Von Victoria Eglau | 26.03.2013
    Jorge Bergoglio, der neue Papst, und Abraham Skorka, Rektor des Lateinamerikanischen Rabbiner-Seminars, trafen sich zum ersten Mal vor zwei Jahrzehnten bei einer Messe am argentinischen Nationalfeiertag. Skorka war als Vertreter von Argentiniens jüdischer Gemeinschaft eingeladen, der größten Lateinamerikas, und Bergoglio leitete das Erzbistum von Buenos Aires. In der Kathedrale begrüßte der Bischof die Repräsentanten der verschiedenen Religionsgemeinschaften, darunter auch Protestanten, Anglikaner und Muslime.

    "Bergoglio fragte uns alle nach unserem Lieblings-Fußballklub. Er ist sehr jovial und verzichtet gern auf Formalitäten. Offenbar war ihm daran gelegen, zu mir eine besondere Beziehung aufzubauen. Unser Kontakt wurde regelmäßiger, wir kamen uns langsam näher und nahmen gemeinsame Projekte in Angriff."

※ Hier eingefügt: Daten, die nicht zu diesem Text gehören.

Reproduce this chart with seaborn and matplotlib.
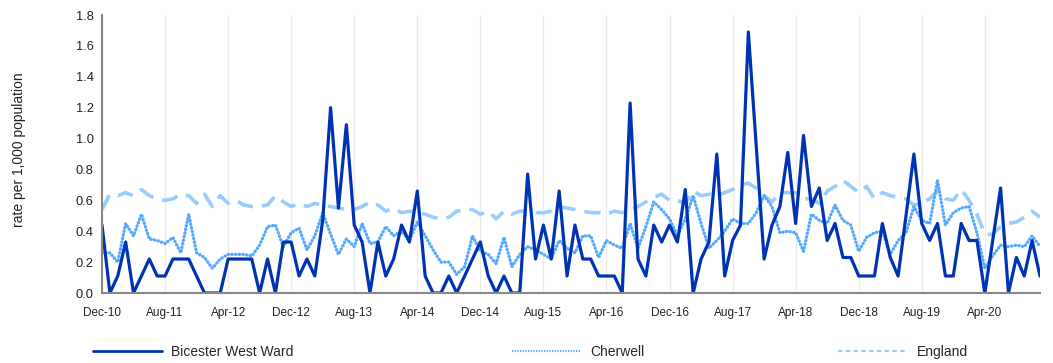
import numpy as np
import pandas as pd
import seaborn as sns
import matplotlib
matplotlib.use('Agg')
import matplotlib.pyplot as plt
from matplotlib.lines import Line2D

# Meses (Dec-10 .. Nov-20) y series
meses = pd.date_range('2010-12-01', periods=120, freq='MS').strftime('%b-%y').tolist()

bicester = [0.44, 0.0, 0.11, 0.33, 0.0, 0.11, 0.22, 0.11, 0.11, 0.22,
            0.22, 0.22, 0.11, 0.0, 0.0, 0.0, 0.22, 0.22, 0.22, 0.22,
            0.0, 0.22, 0.0, 0.33, 0.33, 0.11, 0.22, 0.11, 0.47, 1.2,
            0.55, 1.09, 0.44, 0.33, 0.0, 0.33, 0.11, 0.22, 0.44, 0.33,
            0.66, 0.11, 0.0, 0.0, 0.11, 0.0, 0.11, 0.22, 0.33, 0.11,
            0.0, 0.11, 0.0, 0.0, 0.77, 0.22, 0.44, 0.22, 0.66, 0.11,
            0.44, 0.22, 0.22, 0.11, 0.11, 0.11, 0.0, 1.23, 0.22, 0.11,
            0.44, 0.33, 0.44, 0.33, 0.67, 0.0, 0.22, 0.33, 0.9, 0.11,
            0.34, 0.44, 1.69, 0.95, 0.22, 0.44, 0.56, 0.91, 0.45, 1.02,
            0.56, 0.68, 0.34, 0.45, 0.23, 0.23, 0.11, 0.11, 0.11, 0.45,
            0.23, 0.11, 0.5, 0.9, 0.45, 0.34, 0.45, 0.11, 0.11, 0.45,
            0.34, 0.34, 0.0, 0.34, 0.68, 0.0, 0.23, 0.11, 0.34, 0.11]

cherwell = [0.26, 0.26, 0.20, 0.45, 0.37, 0.51, 0.35, 0.34, 0.32, 0.36,
            0.26, 0.51, 0.26, 0.23, 0.16, 0.22, 0.25, 0.25, 0.25, 0.24,
            0.31, 0.43, 0.44, 0.30, 0.39, 0.42, 0.28, 0.37, 0.52, 0.38,
            0.25, 0.35, 0.30, 0.45, 0.32, 0.33, 0.43, 0.37, 0.40, 0.34,
            0.46, 0.37, 0.28, 0.20, 0.20, 0.12, 0.17, 0.37, 0.27, 0.25,
            0.19, 0.36, 0.17, 0.25, 0.30, 0.28, 0.25, 0.22, 0.34, 0.29,
            0.26, 0.37, 0.37, 0.23, 0.34, 0.31, 0.29, 0.45, 0.29, 0.43,
            0.59, 0.54, 0.48, 0.37, 0.48, 0.63, 0.45, 0.29, 0.34, 0.40,
            0.48, 0.45, 0.45, 0.52, 0.63, 0.56, 0.39, 0.40, 0.39, 0.27,
            0.51, 0.47, 0.45, 0.57, 0.47, 0.44, 0.27, 0.36, 0.39, 0.40,
            0.25, 0.34, 0.39, 0.56, 0.47, 0.45, 0.73, 0.44, 0.52, 0.55,
            0.56, 0.39, 0.16, 0.24, 0.31, 0.30, 0.31, 0.30, 0.37, 0.30]

england = [0.54, 0.64, 0.63, 0.65, 0.63, 0.67, 0.63, 0.61, 0.60, 0.61,
           0.64, 0.63, 0.58, 0.64, 0.56, 0.63, 0.58, 0.60, 0.57, 0.56,
           0.56, 0.57, 0.63, 0.59, 0.56, 0.58, 0.56, 0.58, 0.57, 0.56,
           0.55, 0.54, 0.54, 0.56, 0.59, 0.57, 0.53, 0.55, 0.52, 0.53,
           0.52, 0.51, 0.49, 0.48, 0.49, 0.53, 0.54, 0.54, 0.51, 0.53,
           0.48, 0.53, 0.51, 0.53, 0.53, 0.52, 0.52, 0.53, 0.56, 0.55,
           0.54, 0.53, 0.52, 0.52, 0.51, 0.53, 0.52, 0.54, 0.56, 0.59,
           0.62, 0.64, 0.60, 0.60, 0.58, 0.66, 0.63, 0.64, 0.63, 0.65,
           0.67, 0.70, 0.71, 0.68, 0.63, 0.59, 0.65, 0.65, 0.65, 0.61,
           0.61, 0.58, 0.66, 0.69, 0.73, 0.69, 0.65, 0.69, 0.61, 0.65,
           0.63, 0.62, 0.61, 0.57, 0.58, 0.61, 0.66, 0.61, 0.60, 0.67,
           0.60, 0.51, 0.38, 0.38, 0.43, 0.45, 0.46, 0.49, 0.53, 0.49]

series = ['Bicester West Ward', 'Cherwell', 'England']
colores = ['#0033b4', '#55aaff', '#99ccff']

datos = pd.DataFrame({'mes': np.arange(len(meses)),
                      'Bicester West Ward': bicester,
                      'Cherwell': cherwell,
                      'England': england})

sns.set_style('white')
plt.rcParams['font.family'] = ['Liberation Sans', 'DejaVu Sans']

fig = plt.figure(figsize=(10.53, 3.63), dpi=100)
ax = fig.add_axes([102/1053, 1 - 293/363, 938/1053, 278/363])

# England (dashed) y Cherwell (dotted) debajo, Bicester arriba
sns.lineplot(x='mes', y='England', data=datos, ax=ax, color=colores[2],
             linewidth=2.6, linestyle=(0, (4.5, 2.5)))
sns.lineplot(x='mes', y='Cherwell', data=datos, ax=ax, color=colores[1],
             linewidth=2.4, linestyle=(0, (0.1, 1.0)), dash_capstyle='round')
sns.lineplot(x='mes', y='Bicester West Ward', data=datos, ax=ax, color=colores[0],
             linewidth=2.3)

ax.set_xlim(0, len(meses) - 1)
ax.set_ylim(0, 1.8)
ax.set_yticks(np.arange(0, 1.81, 0.2))
ax.set_yticklabels([f'{v:.1f}' for v in np.arange(0, 1.81, 0.2)], fontsize=9.3, color='#222222')
posiciones = list(range(0, len(meses), 8))
ax.set_xticks(posiciones)
ax.set_xticklabels([meses[p] for p in posiciones], fontsize=8.5, color='#222222')

ax.grid(axis='x', color='#ebebeb', linewidth=1)
ax.set_axisbelow(True)
for lado in ['top', 'right']:
    ax.spines[lado].set_visible(False)
for lado in ['left', 'bottom']:
    ax.spines[lado].set_color('#888888')
    ax.spines[lado].set_linewidth(1.5)
ax.tick_params(axis='both', which='major', length=4, width=1.2, color='#888888')
ax.tick_params(axis='y', pad=2)
ax.tick_params(axis='x', pad=6)

ax.set_xlabel('')
ax.set_ylabel('rate per 1,000 population', fontsize=10, color='#222222')
ax.yaxis.set_label_coords(-0.081, 0.515)

# Leyenda: tres entradas separadas como en el original
estilos = [dict(linestyle='-', linewidth=2),
           dict(linestyle=(0, (0.6, 0.6)), linewidth=1.6),
           dict(linestyle=(0, (2, 1.5)), linewidth=1.6)]
inicios = [93, 512, 838]
for nombre, color, est, x0 in zip(series, colores, estilos, inicios):
    h = Line2D([], [], color=color, **est)
    fig.legend([h], [nombre], loc='center left', bbox_to_anchor=(x0/1053, 1 - 352/363),
               frameon=False, fontsize=10, handlelength=5.0, handletextpad=0.65,
               borderpad=0, borderaxespad=0)

fig.savefig('out.png', dpi=100)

    Erzählt Abraham Skorka. Eines der wichtigsten Projekte des Rabbiners und des damaligen Erzbischofs Jorge Bergoglio liegt als Buch vor. Unter dem Titel "Sobre el Cielo y la Tierra", Über Himmel und Erde, veröffentlichten beide vor drei Jahren einen ausführlichen Dialog über Gott und die Welt. Religionen, Fundamentalismus, Tod, Euthanasie, Scheidung, Globalisierung, Armut und der Holocaust – über diese und viele andere Themen hatten sich Bergoglio und Skorka bei persönlichen Treffen zweimal pro Monat ausgetauscht.

    "Wir waren uns bei allen Themen nahe, mit unterschiedlichen Nuancen. Bei jedem Thema bemühten wir uns, den anderen wirklich zu verstehen. Ich glaube, Papst Franziskus wird den Dialog der katholischen Kirche mit anderen Religionen vertiefen, weil er das hier in Argentinien bereits praktiziert hat. Nie zuvor hatte ein Erzbischof von Buenos Aires ein Buch mit einem Rabbiner geschrieben! Er wollte auch, dass ich das Vorwort zu einer Biografie über ihn schreibe. Das sind eindrucksvolle Signale."

    Durch ihren langjährigen Dialog, den sie bis vor Kurzem auch in einer Fernsehsendung führten, wurden der Erzbischof und der Rabbiner Freunde. Im vergangenen Jahr überreichte Bergoglio Skorka die Ehrendoktorwürde der katholischen Universität in Buenos Aires, die noch nie zuvor ein Rabbiner erhalten hatte.

    "Es waren tausend Gäste geladen, aber als Bergoglio neben mir stand, und kein Mikrophon angeschaltet war, sagte er: Sie können sich nicht vorstellen, wie lange ich von diesem Moment geträumt habe. Er gab mir das Diplom und wir haben uns sehr fest umarmt."

    Abraham Skorka wiederum lud Bergoglio mehrmals zu hohen jüdischen Feiertagen in seine Synagoge ein. Die Gemeinde Benei Tikva in Buenos Aires war von Deutschen gegründet worden, die vor dem Nationalsozialismus nach Argentinien geflohen waren.

    "Ich habe dem Bischof bei einer dieser Gelegenheiten ein Gebetbuch aus dem neunzehnten Jahrhundert geschenkt. Deutsche Juden hatten es mit nach Argentinien gebracht und es später der Synagoge vermacht."

    Rabbiner Skorka lässt keinen Zweifel daran: Für ihn ist Jorge Bergoglio der richtige Mann an der Spitze der katholischen Kirche.

    "Er hat Führungsqualitäten, er ist sehr ehrlich, sehr demütig im biblischen Sinne, er ist hochintelligent und integer. Bergoglio ist ein Mann von hoher Kultur, aber ich glaube, er ist lebensnäher als sein Vorgänger Joseph Ratzinger. Er sucht die Nähe derer, die leiden, derer, die Hilfe benötigen. Er ist ein echter Seelsorger."

    Und eine weitere Fähigkeit des neuen Papstes hebt Abraham Skorka in Erinnerung an seinen ausführlichen Gedankenaustausch mit Jorge Bergoglio hervor:

    "Seine höchste intellektuelle Tugend ist vielleicht, dass er ganz einfache Dinge sagen kann. Aber wer gut zuhört, wird darin sehr tiefe Wahrheiten finden."